-- Start of GIVEN RECORDS --

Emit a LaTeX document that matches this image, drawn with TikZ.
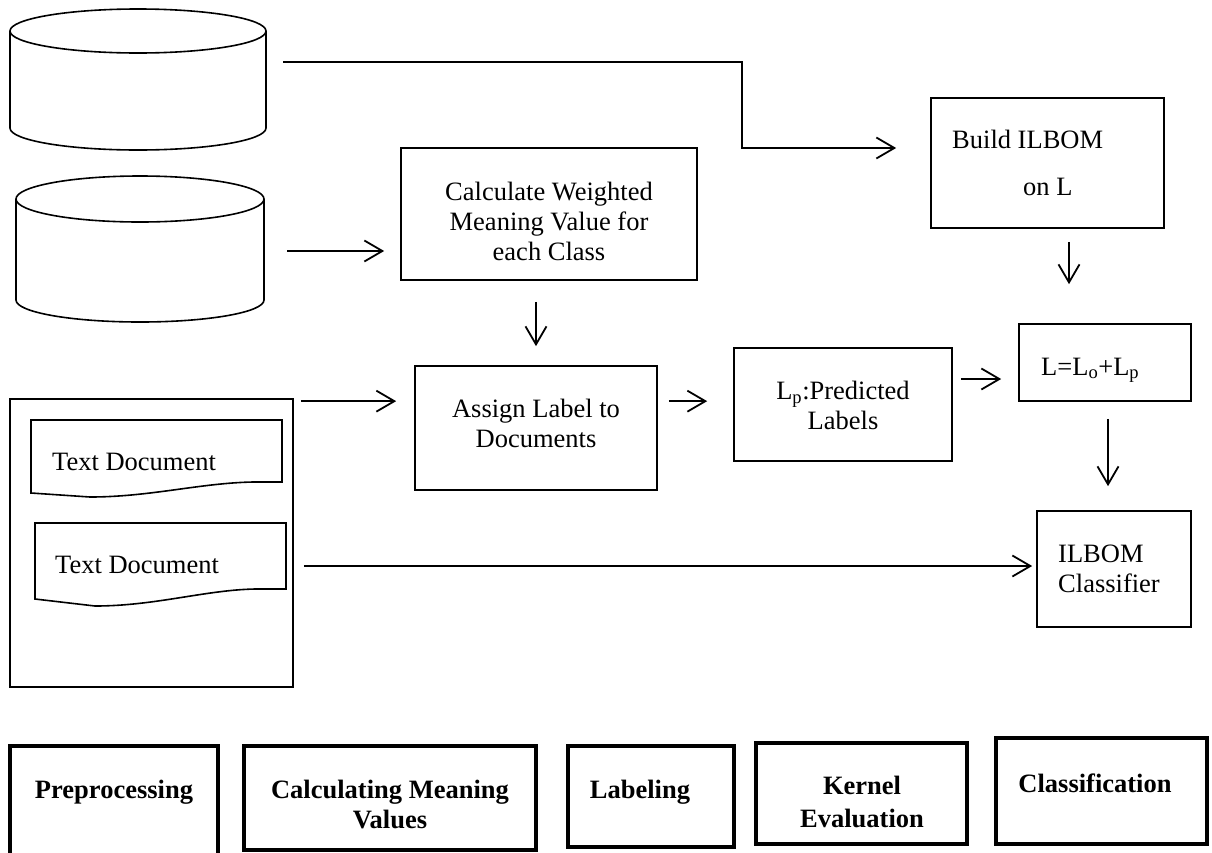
\documentclass[tikz,border=0pt]{standalone}
\usepackage{fontspec}
\setmainfont{Liberation Serif}
\usetikzlibrary{arrows.meta,calc}
\begin{document}
\begin{tikzpicture}[x=1pt,y=-1pt,
  every node/.style={font=\fontsize{26.5}{30}\selectfont},
  box/.style={draw, line width=1.7pt, inner sep=0pt},
  phasebox/.style={draw, line width=3.4pt, inner sep=0pt},
  ph/.style={font=\bfseries\fontsize{26.5}{30}\selectfont, inner sep=0pt, align=center},
  txt/.style={inner sep=0pt, align=center},
  arr/.style={line width=1.8pt, -{Straight Barb[length=18pt,width=21pt,line width=1.8pt]}},
  outline/.style={line width=1.6pt},
  ghost/.style={inner sep=0pt, draw=none}]
\useasboundingbox (0,0) rectangle (1212,852);
\fill[white] (0,0) rectangle (1212,852);
\clip (0,0) rectangle (1212,852);

% databases
\node[ghost, minimum width=256pt, minimum height=140pt] (db1) at (138,80) {};
\draw[outline] (138,31) ellipse [x radius=128, y radius=22];
\draw[outline] (10,31) -- (10,128) .. controls (10,140.2) and (67.3,150) .. (138,150) .. controls (208.7,150) and (266,140.2) .. (266,128) -- (266,31);

\node[ghost, minimum width=248pt, minimum height=146pt] (db2) at (140,249) {};
\draw[outline] (140,199) ellipse [x radius=124, y radius=23];
\draw[outline] (16,199) -- (16,300) .. controls (16,312.2) and (71.5,322) .. (140,322) .. controls (208.5,322) and (264,312.2) .. (264,300) -- (264,199);

% document container
\node[box, minimum width=283pt, minimum height=288pt] (cont) at (151.5,543) {};
\draw[outline] (31,493) -- (31,420) -- (282,420) -- (282,482) -- (253,482) .. controls (200,483) and (150,497) .. (90,497) -- cycle;
\node[txt, anchor=base west] (doc1) at (52,470) {Text Document};
\draw[outline] (35,599) -- (35,523) -- (286,523) -- (286,589) -- (255,589) .. controls (205,590) and (155,606) .. (95,606) -- cycle;
\node[txt, anchor=base west] (doc2) at (55,573) {Text Document};

% process boxes
\node[box, minimum width=296pt, minimum height=132pt] (calc) at (549,214) {};
\node[txt] (calct) at (549,221) {Calculate Weighted\\Meaning Value for\\each Class};

\node[box, minimum width=242pt, minimum height=124pt] (assign) at (536,428) {};
\node[txt] (assignt) at (536,423) {Assign Label to\\Documents};

\node[box, minimum width=218pt, minimum height=113pt] (lp) at (843,404.5) {};
\node[txt] (lpt) at (843,405.5) {L\textsubscript{p}:Predicted\\Labels};

\node[box, minimum width=172pt, minimum height=77pt] (lsum) at (1105,362.5) {};
\node[txt, anchor=base west] (lsumt) at (1041,375) {L=L\textsubscript{o}+L\textsubscript{p}};

\node[box, minimum width=233pt, minimum height=130pt] (build) at (1047.5,163) {};
\node[txt, anchor=base west] (buildt) at (952,148) {Build ILBOM};
\node[txt, anchor=base west] (buildt2) at (1023,195) {on L};

\node[box, minimum width=154pt, minimum height=116pt] (clf) at (1114,569) {};
\node[txt, align=left, anchor=north west] (clft) at (1058,544.5) {ILBOM\\Classifier};

% phase boxes
\node[phasebox, minimum width=208pt, minimum height=112pt] (pre) at (114,802) {};
\node[ph, anchor=base] (pret) at (114,798) {Preprocessing};
\node[phasebox, minimum width=292pt, minimum height=104pt] (cmv) at (390,798) {};
\node[ph] (cmvt) at (390,804) {Calculating Meaning\\Values};
\node[phasebox, minimum width=166pt, minimum height=101pt] (lab) at (651,796.5) {};
\node[ph, anchor=base] (labt) at (640,798) {Labeling};
\node[phasebox, minimum width=211pt, minimum height=101pt] (ker) at (861.5,793.5) {};
\node[ph] (kert) at (862,801.5) {Kernel\\[3pt]Evaluation};
\node[phasebox, minimum width=211pt, minimum height=106pt] (cls) at (1101.5,791) {};
\node[ph, anchor=base] (clst) at (1095,792) {Classification};

% connectors
\draw[arr] ([xshift=17pt,yshift=18pt]db1.east) -| (742,105) |- ([xshift=-34pt,yshift=15pt]build.west);
\draw[arr] ([xshift=23pt,yshift=-2pt]db2.east) -- ([xshift=-16pt,yshift=-37pt]calc.west);
\draw[arr] ([yshift=-21pt]calc.south -| assign.north) -- ([yshift=19pt]assign.north);
\coordinate (a4) at ([xshift=7pt,yshift=-3pt]cont.north east);
\draw[arr] (a4) -- ([xshift=-18pt]a4 -| assign.west);
\draw[arr] ([xshift=11pt]a4 -| assign.east) -- ([xshift=-26pt]a4 -| lp.west);
\coordinate (b6) at ([xshift=21.5pt,yshift=-13pt]build.south);
\draw[arr] (b6) -- ([yshift=39pt]b6 |- lsum.north);
\coordinate (b7) at ([yshift=-16.5pt]lsum.west);
\draw[arr] ([xshift=8pt]b7 -| lp.east) -- ([xshift=-17pt]b7);
\coordinate (b8) at ([xshift=3pt,yshift=-17pt]lsum.south);
\draw[arr] (b8) -- ([yshift=24pt]b8 |- clf.north);
\coordinate (b9) at ([xshift=10pt,yshift=-23pt]cont.east);
\draw[arr] (b9) -- ([xshift=-4pt]b9 -| clf.west);
\end{tikzpicture}
\end{document}
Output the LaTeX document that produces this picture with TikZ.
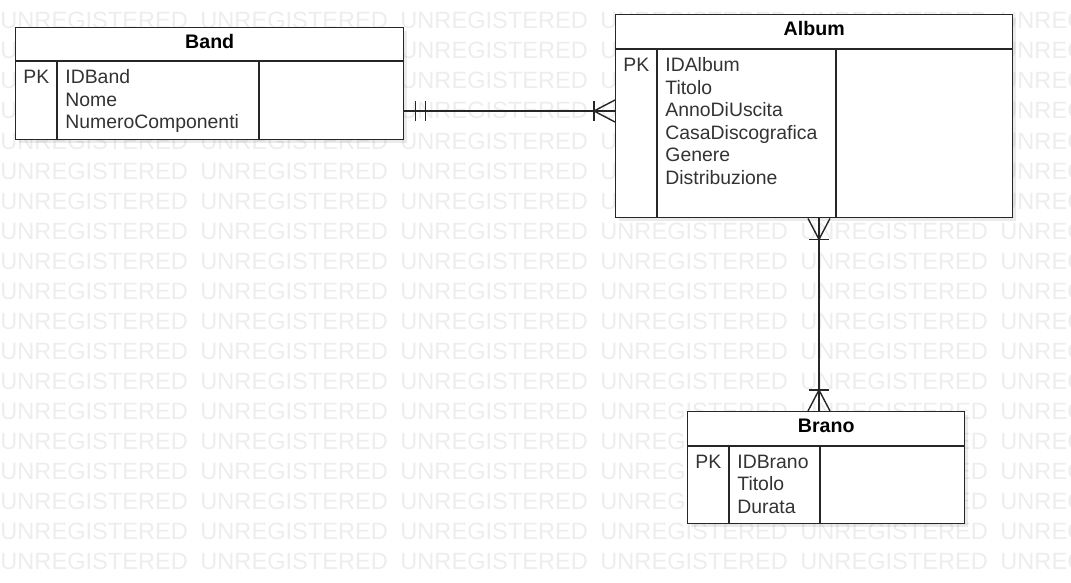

-- End of GIVEN RECORDS --

[TASK TO CARRY OUT]:
Print the complete listing exactly as it stands, without its pictures.

[OUTPUT OF THE EXERCISE]:
Emit a LaTeX document that matches this image, drawn with TikZ.
\documentclass[tikz,border=0pt]{standalone}
\usepackage{fontspec}
\setmainfont{Liberation Serif}
\usetikzlibrary{arrows.meta,calc}
\begin{document}
\begin{tikzpicture}[x=1pt,y=-1pt,
  every node/.style={font=\fontsize{26.5}{30}\selectfont},
  box/.style={draw, line width=1.7pt, inner sep=0pt},
  phasebox/.style={draw, line width=3.4pt, inner sep=0pt},
  ph/.style={font=\bfseries\fontsize{26.5}{30}\selectfont, inner sep=0pt, align=center},
  txt/.style={inner sep=0pt, align=center},
  arr/.style={line width=1.8pt, -{Straight Barb[length=18pt,width=21pt,line width=1.8pt]}},
  outline/.style={line width=1.6pt},
  ghost/.style={inner sep=0pt, draw=none}]
\useasboundingbox (0,0) rectangle (1212,852);
\fill[white] (0,0) rectangle (1212,852);
\clip (0,0) rectangle (1212,852);

% databases
\node[ghost, minimum width=256pt, minimum height=140pt] (db1) at (138,80) {};
\draw[outline] (138,31) ellipse [x radius=128, y radius=22];
\draw[outline] (10,31) -- (10,128) .. controls (10,140.2) and (67.3,150) .. (138,150) .. controls (208.7,150) and (266,140.2) .. (266,128) -- (266,31);

\node[ghost, minimum width=248pt, minimum height=146pt] (db2) at (140,249) {};
\draw[outline] (140,199) ellipse [x radius=124, y radius=23];
\draw[outline] (16,199) -- (16,300) .. controls (16,312.2) and (71.5,322) .. (140,322) .. controls (208.5,322) and (264,312.2) .. (264,300) -- (264,199);

% document container
\node[box, minimum width=283pt, minimum height=288pt] (cont) at (151.5,543) {};
\draw[outline] (31,493) -- (31,420) -- (282,420) -- (282,482) -- (253,482) .. controls (200,483) and (150,497) .. (90,497) -- cycle;
\node[txt, anchor=base west] (doc1) at (52,470) {Text Document};
\draw[outline] (35,599) -- (35,523) -- (286,523) -- (286,589) -- (255,589) .. controls (205,590) and (155,606) .. (95,606) -- cycle;
\node[txt, anchor=base west] (doc2) at (55,573) {Text Document};

% process boxes
\node[box, minimum width=296pt, minimum height=132pt] (calc) at (549,214) {};
\node[txt] (calct) at (549,221) {Calculate Weighted\\Meaning Value for\\each Class};

\node[box, minimum width=242pt, minimum height=124pt] (assign) at (536,428) {};
\node[txt] (assignt) at (536,423) {Assign Label to\\Documents};

\node[box, minimum width=218pt, minimum height=113pt] (lp) at (843,404.5) {};
\node[txt] (lpt) at (843,405.5) {L\textsubscript{p}:Predicted\\Labels};

\node[box, minimum width=172pt, minimum height=77pt] (lsum) at (1105,362.5) {};
\node[txt, anchor=base west] (lsumt) at (1041,375) {L=L\textsubscript{o}+L\textsubscript{p}};

\node[box, minimum width=233pt, minimum height=130pt] (build) at (1047.5,163) {};
\node[txt, anchor=base west] (buildt) at (952,148) {Build ILBOM};
\node[txt, anchor=base west] (buildt2) at (1023,195) {on L};

\node[box, minimum width=154pt, minimum height=116pt] (clf) at (1114,569) {};
\node[txt, align=left, anchor=north west] (clft) at (1058,544.5) {ILBOM\\Classifier};

% phase boxes
\node[phasebox, minimum width=208pt, minimum height=112pt] (pre) at (114,802) {};
\node[ph, anchor=base] (pret) at (114,798) {Preprocessing};
\node[phasebox, minimum width=292pt, minimum height=104pt] (cmv) at (390,798) {};
\node[ph] (cmvt) at (390,804) {Calculating Meaning\\Values};
\node[phasebox, minimum width=166pt, minimum height=101pt] (lab) at (651,796.5) {};
\node[ph, anchor=base] (labt) at (640,798) {Labeling};
\node[phasebox, minimum width=211pt, minimum height=101pt] (ker) at (861.5,793.5) {};
\node[ph] (kert) at (862,801.5) {Kernel\\[3pt]Evaluation};
\node[phasebox, minimum width=211pt, minimum height=106pt] (cls) at (1101.5,791) {};
\node[ph, anchor=base] (clst) at (1095,792) {Classification};

% connectors
\draw[arr] ([xshift=17pt,yshift=18pt]db1.east) -| (742,105) |- ([xshift=-34pt,yshift=15pt]build.west);
\draw[arr] ([xshift=23pt,yshift=-2pt]db2.east) -- ([xshift=-16pt,yshift=-37pt]calc.west);
\draw[arr] ([yshift=-21pt]calc.south -| assign.north) -- ([yshift=19pt]assign.north);
\coordinate (a4) at ([xshift=7pt,yshift=-3pt]cont.north east);
\draw[arr] (a4) -- ([xshift=-18pt]a4 -| assign.west);
\draw[arr] ([xshift=11pt]a4 -| assign.east) -- ([xshift=-26pt]a4 -| lp.west);
\coordinate (b6) at ([xshift=21.5pt,yshift=-13pt]build.south);
\draw[arr] (b6) -- ([yshift=39pt]b6 |- lsum.north);
\coordinate (b7) at ([yshift=-16.5pt]lsum.west);
\draw[arr] ([xshift=8pt]b7 -| lp.east) -- ([xshift=-17pt]b7);
\coordinate (b8) at ([xshift=3pt,yshift=-17pt]lsum.south);
\draw[arr] (b8) -- ([yshift=24pt]b8 |- clf.north);
\coordinate (b9) at ([xshift=10pt,yshift=-23pt]cont.east);
\draw[arr] (b9) -- ([xshift=-4pt]b9 -| clf.west);
\end{tikzpicture}
\end{document}
Output the LaTeX document that produces this picture with TikZ.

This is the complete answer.